PIKSEL Festival 2022

PIKSEL Festival 2022

Afroditi Psarra

Afroditi Psarra is a transdisciplinary artist and an Associate Professor of Digital Arts and Experimental Media (DXARTS) at the University of Washington. She holds a PhD in Image, Technology, and Design from the Complutense University of Madrid. Her research focuses on the art and science interaction with a critical discourse in the creation of artifacts. Her practice builds on and extends the work of Cyber and Techno-Feminism(s) and the idea of female (and feminized) bodies as matrices of information.

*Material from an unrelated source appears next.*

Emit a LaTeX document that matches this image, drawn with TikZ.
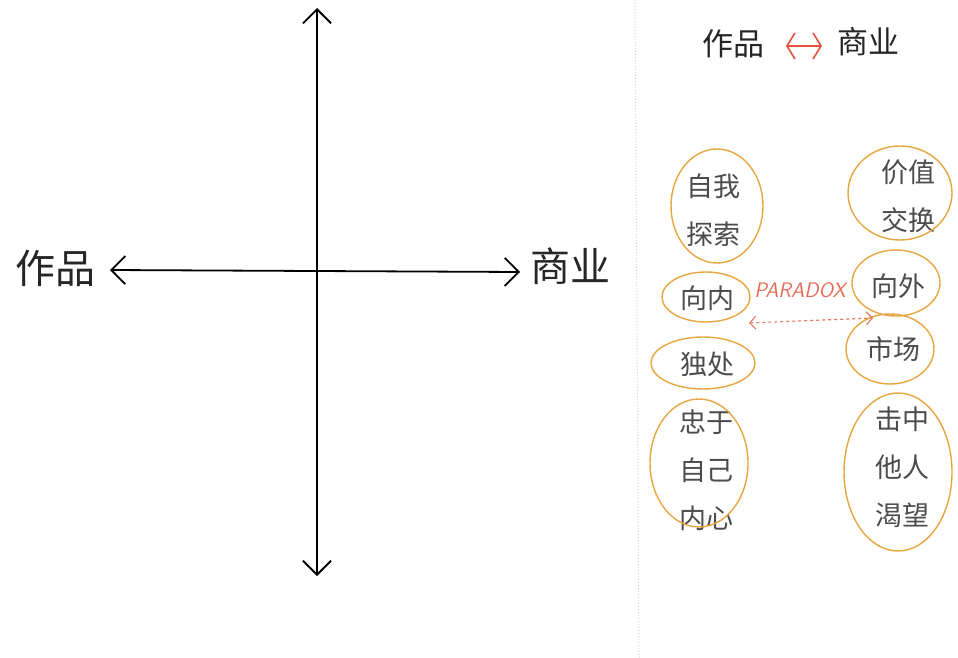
\documentclass[tikz,border=0pt]{standalone}
\usepackage{fontspec}
\newfontfamily\cjk{Noto Sans CJK SC}
\usetikzlibrary{arrows.meta,calc}
\definecolor{ring}{HTML}{E8A640}
\definecolor{redink}{HTML}{E0533A}
\definecolor{divgray}{HTML}{D4D4D4}
\tikzset{
  axis/.style={line width=1.8pt,{Straight Barb[length=14pt,width=28pt,line width=1.8pt]}-{Straight Barb[length=14pt,width=28pt,line width=1.8pt]}},
  axislabel/.style={font=\cjk\fontsize{40}{44}\selectfont, text=black!85},
  titlelabel/.style={font=\cjk\fontsize{31}{34}\selectfont, text=black!85},
  ringline/.style={draw=ring, line width=1.4pt},
  wordtext/.style={font=\cjk\fontsize{27}{48}\selectfont, text=black!70, align=center},
}
\begin{document}
\begin{tikzpicture}[x=1pt,y=-1pt]
\useasboundingbox (0,0) rectangle (958,658);
\fill[white] (0,0) rectangle (958,658);
% left: axes
\coordinate (vt) at (317,8);
\coordinate (vb) at (317,576);
\coordinate (hl) at (110,270);
\coordinate (hr) at (520,272);
\draw[axis] (vt) -- (vb);
\draw[axis] (hl) -- (hr);
\node[axislabel] (work) at (56,268) {作品};
\node[axislabel] (biz) at (570,266) {商业};
% divider
\coordinate (d1) at (635,0);
\coordinate (d2) at (639,658);
\draw[divgray, line width=1pt, dotted] (d1) -- (d2);
% title
\node[titlelabel] (twork) at (733,44) {作品};
\node[titlelabel] (tbiz) at (868,42) {商业};
\coordinate (ta) at (786,46);
\coordinate (tb) at (822,46);
\draw[redink, line width=1.6pt, {Straight Barb[length=8pt,width=26pt,line width=1.6pt]}-{Straight Barb[length=8pt,width=26pt,line width=1.6pt]}] (ta) -- (tb);
% left column
\node[wordtext] (self) at (713,210) {自我\\探索};
\draw[ringline] (717,206) ellipse [x radius=46, y radius=57];
\node[wordtext] (inward) at (707,298) {向内};
\draw[ringline] (706,297) ellipse [x radius=44, y radius=25];
\node[wordtext] (alone) at (707,364) {独处};
\draw[ringline] (703,363) ellipse [x radius=52, y radius=26];
\node[wordtext] (heart) at (706,470) {忠于\\自己\\内心};
\draw[ringline] (699,463) ellipse [x radius=49, y radius=64];
% right column
\node[wordtext] (value) at (908,196) {价值\\交换};
\draw[ringline] (900,193) ellipse [x radius=52, y radius=47];
\node[wordtext] (outward) at (898,286) {向外};
\draw[ringline] (896,283) ellipse [x radius=44, y radius=33];
\node[wordtext] (market) at (893,349) {市场};
\draw[ringline] (890,349) ellipse [x radius=44, y radius=35];
\node[wordtext] (others) at (902,467) {击中\\他人\\渴望};
\draw[ringline] (898,472) ellipse [x radius=54, y radius=79];
% paradox
\node[text=redink!85, font=\sffamily\itshape\fontsize{21}{22}\selectfont] (para) at (800,290) {PARADOX};
\coordinate (pa) at (749,323);
\coordinate (pb) at (873,318);
\draw[redink!80, line width=1.1pt, dashed, {Straight Barb[length=6pt,width=13pt]}-{Straight Barb[length=6pt,width=13pt]}] (pa) -- (pb);
\end{tikzpicture}
\end{document}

Her work has been presented at international media art festivals such as Ars Electronica, Transmediale and CTM, Eyeo, Piksel, and WRO Biennale between others, venues like Bozar, Onassis Stegi, EMST (Greek Museum of Contemporary Art), Walker Art Center, and published at conferences like Siggraph, ISWC (International Symposium of Wearable Computers), DIS (Designing Interactive Systems), C&C (Creativity and Cognition), and EVA (Electronic Visualization and the Arts).


Session

11-19
00:35
30min
Ventriloquist Ontology
Afroditi Psarra

The continuous implementation of AI and ML systems in all areas of technological artifacts, including art, is challenging the ways in which we understand the world around us and urge us to consider other-than-human entities and ‘objects’ as equally important as human beings. In an exploration of such philosophical ideas that stem from the realms of Posthumanism, Actor Network Theory and Object-Oriented Ontology, ‘Ventriloquist Ontology’ encompasses the creation of a modular wearable, trained using Natural Language Processing to create its own personality that manifests in the form of speech and movement actuation. It explores the limits of control and points of hybridization between the human and the machine through the relationship of a performer and a wearable entity. This ventriloquist modular soft entity speaks through text generated using a GPT-2 language model, trained on a dataset of texts around biopolitics, algo-governance, the surveillanced body, and queer theory. Inspired by Alejandro Jodorowsky's dystopian theatrical play The School of Ventriloquists, this project manifests the idea of ‘soft control’ through the creation of a wearable that takes over the wearer's body and converts them into a puppet whose movement is dictated by what they wear.

The softness aspect of this control refers to the plasticity of the interface, the malleability of its hardware connections (mainly soft silicones wires), the suggestive nature that the GPT-2 generated text pertains to, and the indicative nature of the movement of the actuators (some of them rather than radically moving the body, offer a suggestion as to how the body can follow their rhythm of actuation). Sequentially, it brings forth the soft data of the body inextricably linked to ideas of care and intimacy, as well as to the pliability of the different levels of interpretation between the human and the machine. The aspect of control is tied to the cybernetic idea of steering the body to its optimal movement through a feedback loop between machinic language, and human assimilation. It also deals with the hardness of the linear actuators and the microcontrollers that manipulate them, to the domination of these mechanical components over the softness and vulnerability of the human flesh. It asserts the supervision of the artist over the system, on the curation of the content of both the generated text, and its performative aspect. Ultimately, the idea of ventriloquism is used to give agency to an ontological entity comprised of subtle suggestive wearable modules, human flesh and cognitive motor abilities, born-digital, able to produce novel language, but also conditioned to reproduce the biases of its algorithmic parts.